ADB support

Published August 29, 2025

PAKISTAN’S quest for deeper collaboration with the Asian Development Bank underscores both its growing appetite for long-term, low-cost development financing and its reliance on multilateral lenders to shore up a frail economy. Finance Minister Muhammad Aurangzeb’s meeting with ADB president Masato Kanda for greater cooperation across key areas and policy-based lending appears to be as much a pitch for fresh funding from the lender as it is a request for technical support to develop innovative financing instruments to explore international debt markets and raise more funds. The wish-list for financial support from the bank and its collaboration in market-based financing instruments — green bonds, blended finance and debt-for-nature swaps — indicates both ambition and desperation for new funding avenues amid dwindling bilateral official and private flows. However, the real challenge does not lie in mobilising debt but in a long-term commitment to structural, fiscal and governance reform beyond the present IMF funding programme. The painfully slow progress in critical areas such as energy, taxation and SOEs, however, does not inspire much confidence in the government’s commitment to reforms.

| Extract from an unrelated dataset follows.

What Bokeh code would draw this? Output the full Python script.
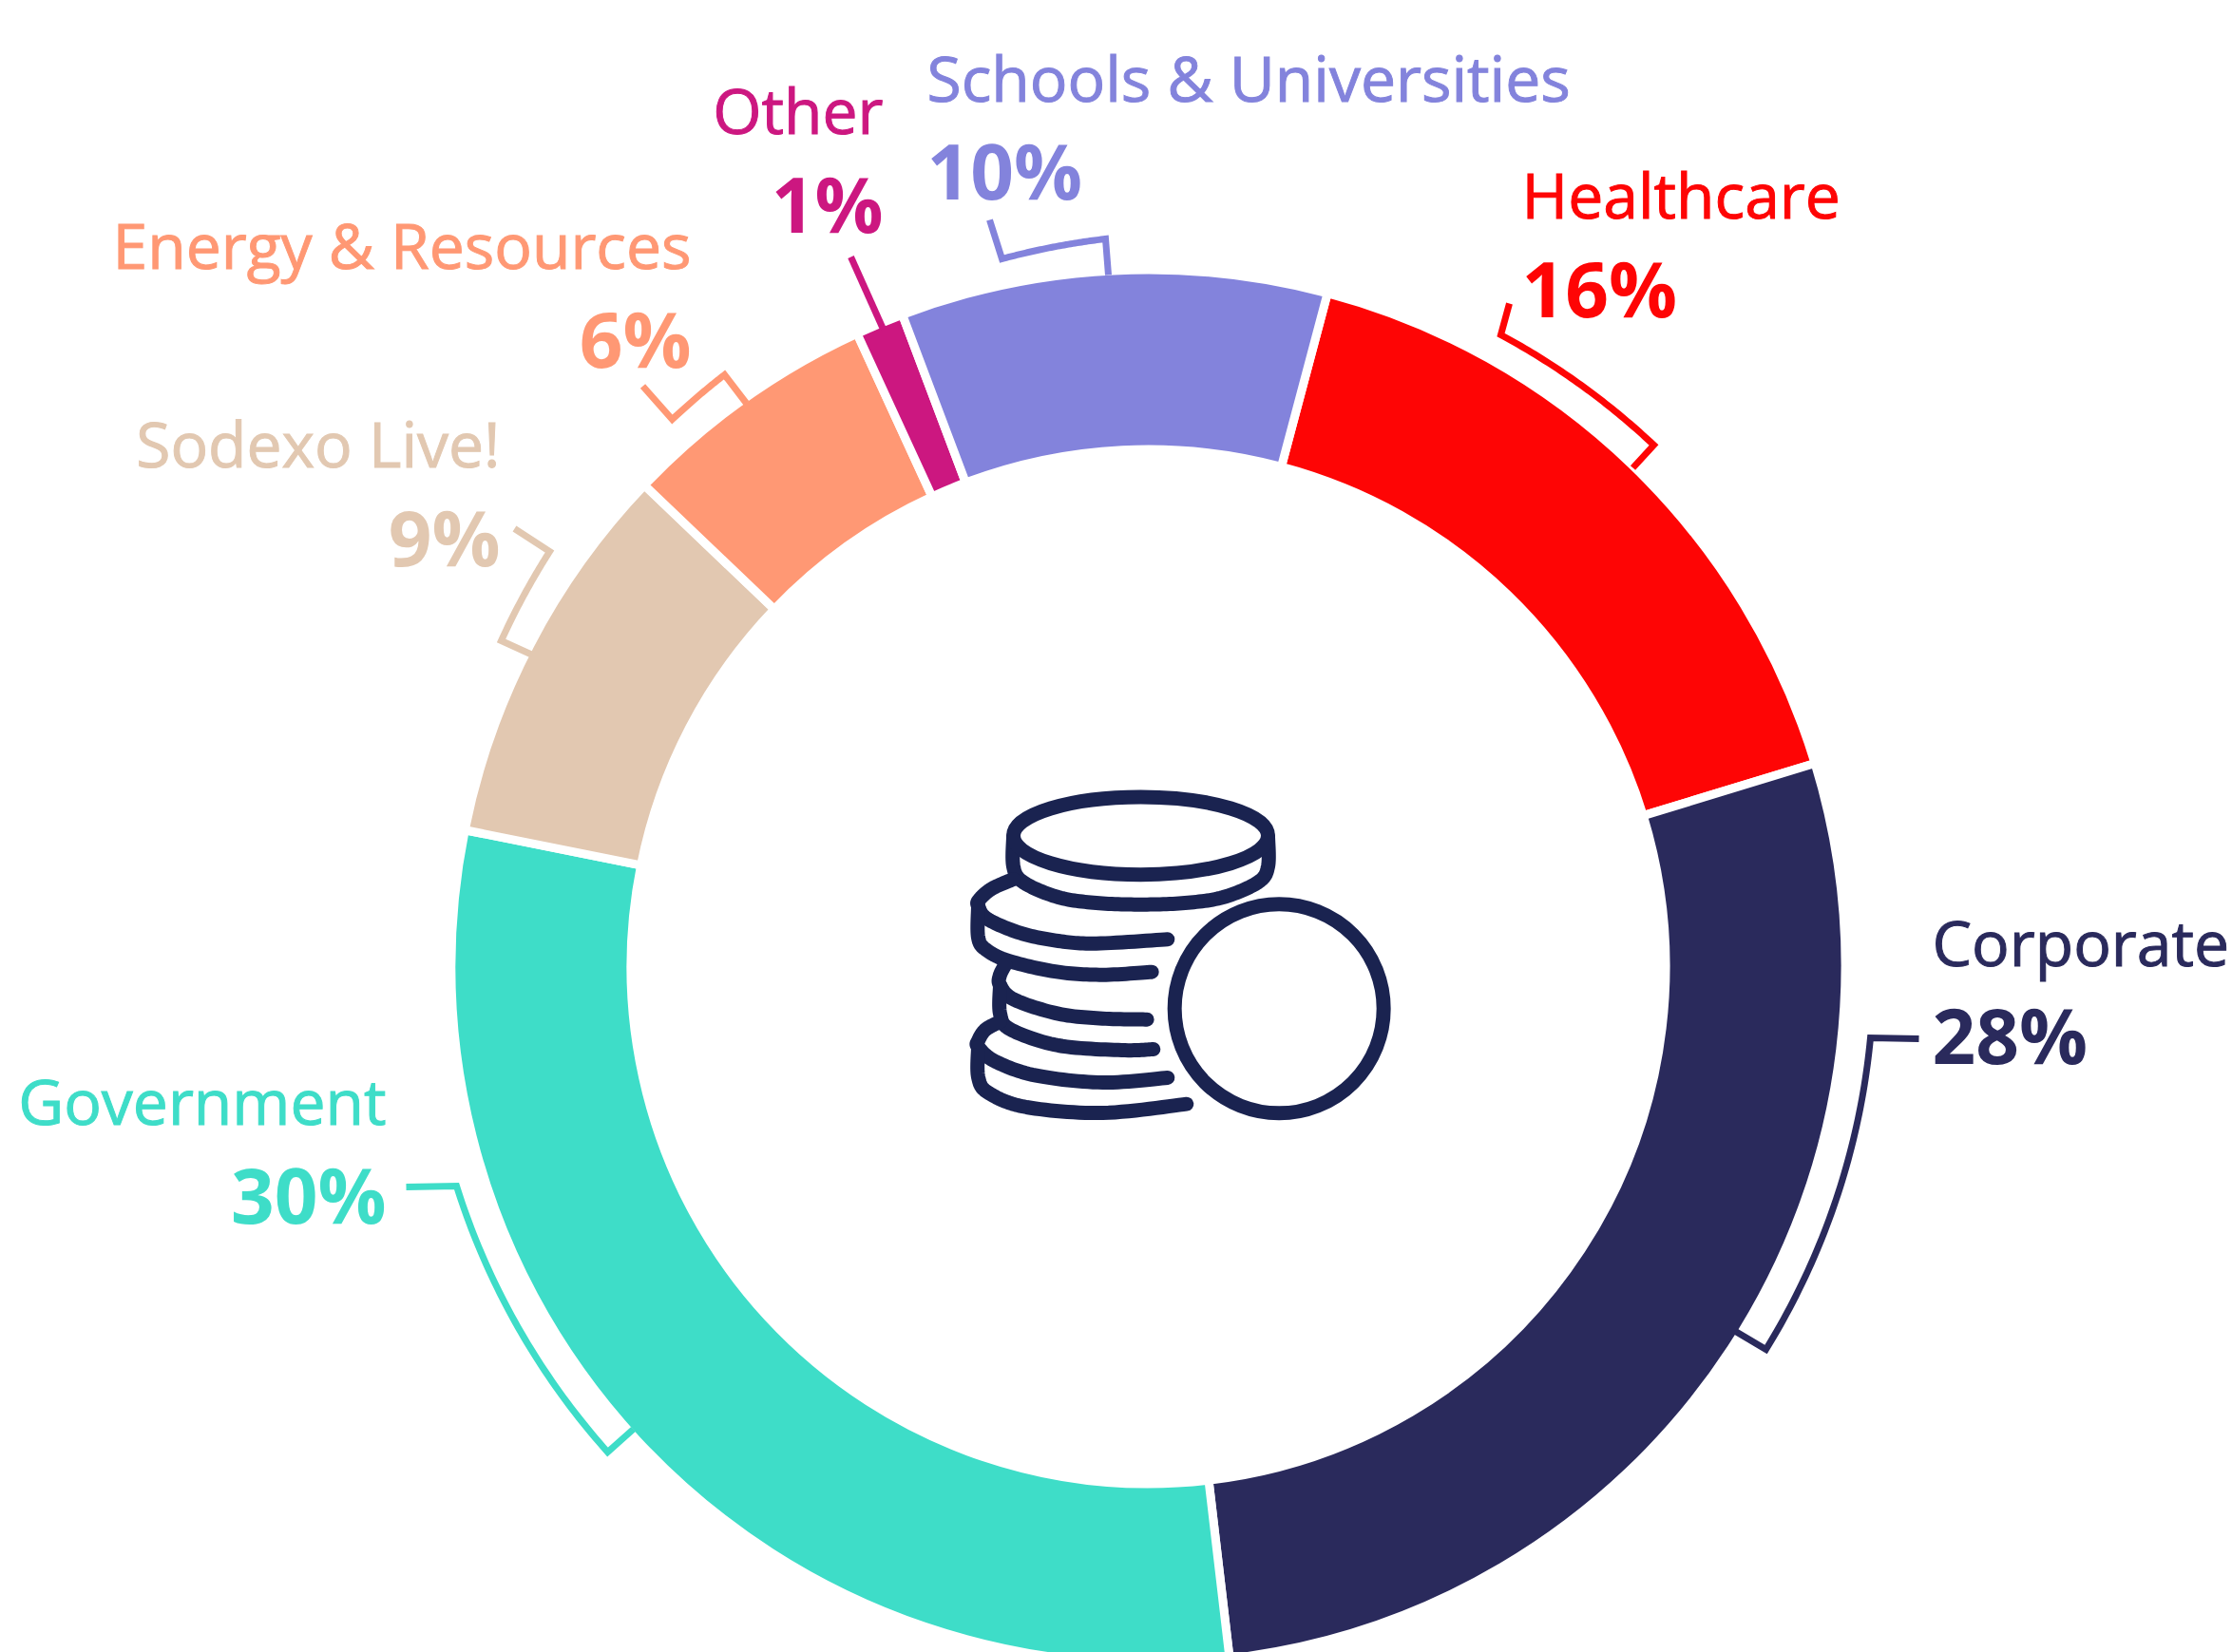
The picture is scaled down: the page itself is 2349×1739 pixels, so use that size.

That the ADB boss has reaffirmed his support for Pakistan at a time when the two sides are working out details of the 10-year Country Partnership Strategy (2026-35) on the pattern of a similar $20bn World Bank programme is reassuring. However, while this fact does signal the bank’s confidence in Pakistan’s medium-term trajectory, it also underlines Pakistan’s increasing dependence on its multilateral partners to heavily finance its development and keep the economy afloat. There is no doubt that the ADB has played an important role in Pakistan’s economic trajectory over the past decades. But the country’s experience with the bank — or, for that matter, with other multilateral agencies — in recent years shows that, without credible reforms and sound management, such a partnership cannot go very far. Mr Aurangzeb is right to stress the recent hard-won macroeconomic stabilisation: inflation is down, the current account has turned around and international rating upgrades are expected to ease borrowing costs. Yet these gains will remain fragile unless the execution of long-standing productivity and governance reforms is expedited. Not just that, Islamabad also stands to lose the international goodwill it has gained in the past couple of years if it fails to show consistent commitment to sound governance and economic management policies.